Castillo defeated a game Lazcano over 12 rounds to capture the WBC title. And suddenly, the 135-pound class is a wide-open division with a multitude of intriguing matchups that can be made, with boxers like Juan and Julio Diaz and Diego Corrales also having title belts around their waists, and contenders like Acelino Freitas and Lazcano still in the mix.
Yet the consensus is that Castillo is the division's ruler.
"Everyone says I'm the best in the world; I feel that way, I am the best," he said through Top Rank publicist Ricardo Jimenez. "So I know I have to beat this guy, maybe convince some more people about it and show that I really am the best."

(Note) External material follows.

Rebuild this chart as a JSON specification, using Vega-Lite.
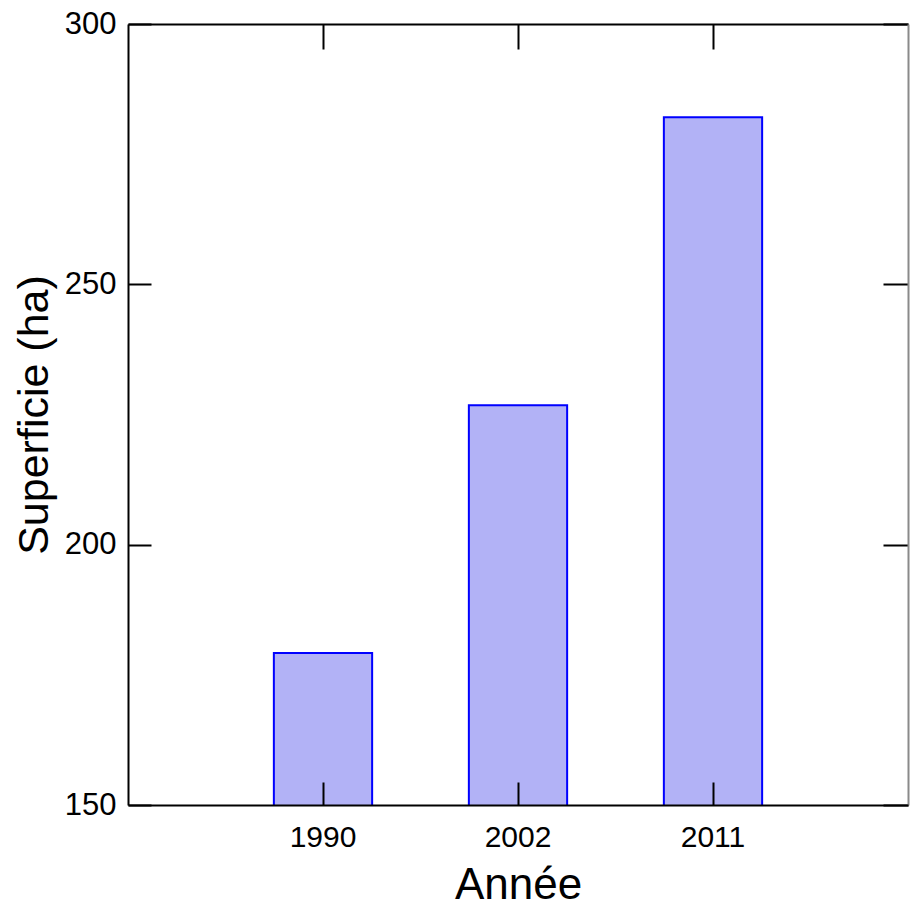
{
  "$schema": "https://vega.github.io/schema/vega-lite/v6.json",
  "autosize": "none",
  "width": 780,
  "height": 781,
  "padding": {"left": 128, "top": 24, "right": 6, "bottom": 103},
  "background": "white",
  "config": {
    "view": {"stroke": null},
    "font": "Liberation Sans",
    "axis": {
      "labelFont": "Liberation Sans",
      "titleFont": "Liberation Sans",
      "labelColor": "black",
      "titleColor": "black",
      "domainColor": "black",
      "tickColor": "black",
      "grid": false,
      "domainWidth": 2,
      "tickWidth": 2,
      "titleFontWeight": "normal"
    }
  },
  "data": {
    "values": [
      {"annee": "1990", "superficie": 179.2},
      {"annee": "2002", "superficie": 226.8},
      {"annee": "2011", "superficie": 282.1}
    ]
  },
  "resolve": {"axis": {"x": "independent", "y": "independent"}},
  "layer": [
    {
      "mark": {"type": "bar", "fill": "#b2b2f6", "stroke": "#0000ff", "strokeWidth": 2, "clip": true},
      "encoding": {
        "x": {
          "field": "annee",
          "type": "ordinal",
          "scale": {"paddingInner": 0.496, "paddingOuter": 0.748},
          "axis": {
            "orient": "bottom",
            "title": "Année",
            "titleFontSize": 44,
            "titlePadding": 11,
            "labelFontSize": 30,
            "labelAngle": 0,
            "tickSize": -23,
            "labelPadding": 40,
            "zindex": 1
          }
        },
        "y": {
          "field": "superficie",
          "type": "quantitative",
          "scale": {"domain": [150, 300], "nice": false, "zero": false},
          "axis": {
            "orient": "left",
            "title": "Superficie (ha)",
            "titleFontSize": 43,
            "titlePadding": 8,
            "labelFontSize": 31,
            "values": [150, 200, 250, 300],
            "tickSize": -23,
            "labelPadding": 35
          }
        }
      }
    },
    {
      "mark": {"type": "bar", "opacity": 0, "clip": true},
      "encoding": {
        "x": {
          "field": "annee",
          "type": "ordinal",
          "axis": {"orient": "top", "title": null, "labels": false, "tickSize": -25}
        },
        "y": {
          "field": "superficie",
          "type": "quantitative",
          "axis": {
            "orient": "right",
            "title": null,
            "labels": false,
            "values": [150, 200, 250, 300],
            "tickSize": -25,
            "domainColor": "#8a8a8a"
          }
        }
      }
    }
  ]
}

In Casamayor, he's facing a fighter with an impressive resume, but most of it coming at 130 pounds.
"I think he's one of the best ones, without a doubt," said Castillo, when asked his thoughts about the Cuban as a lightweight. "I really do believe that. I know it's going to be a tough fight. But I don't think he's going to stop me. I think I'm capable of handling him."
And he doesn't seem too concerned with Casamayor's reputation for being a bit, shall we say, chippy, in the ring.
"I wouldn't say he's a dirty fighter. He's a rough fighter," is the way Castillo described his foe. "He comes with everything, but we looked at it, we know that's a possibility, so we're ready for it."
If he gets past Casamayor, then he looks toward 2005 for bigger and better things.
"The big money fight for me would be Corrales," he says of a fight that is a distinct possibility to be made. "I think everyone would agree with that. That's the fight I should do if I want a lot of money, and the other one is Kostya Tszyu."
Sentiments which are echoed by his promoter.
"He has two ways to go -- he can fight Diego Corrales or he can fight Tszyu. We'll be guided by what is preferred by Showtime. In other words, I told Jay Larkin that we're grateful for this opportunity and that as long as we're treated well, which we expect by Showtime, that we're inclined to follow the direction of Showtime for 2005."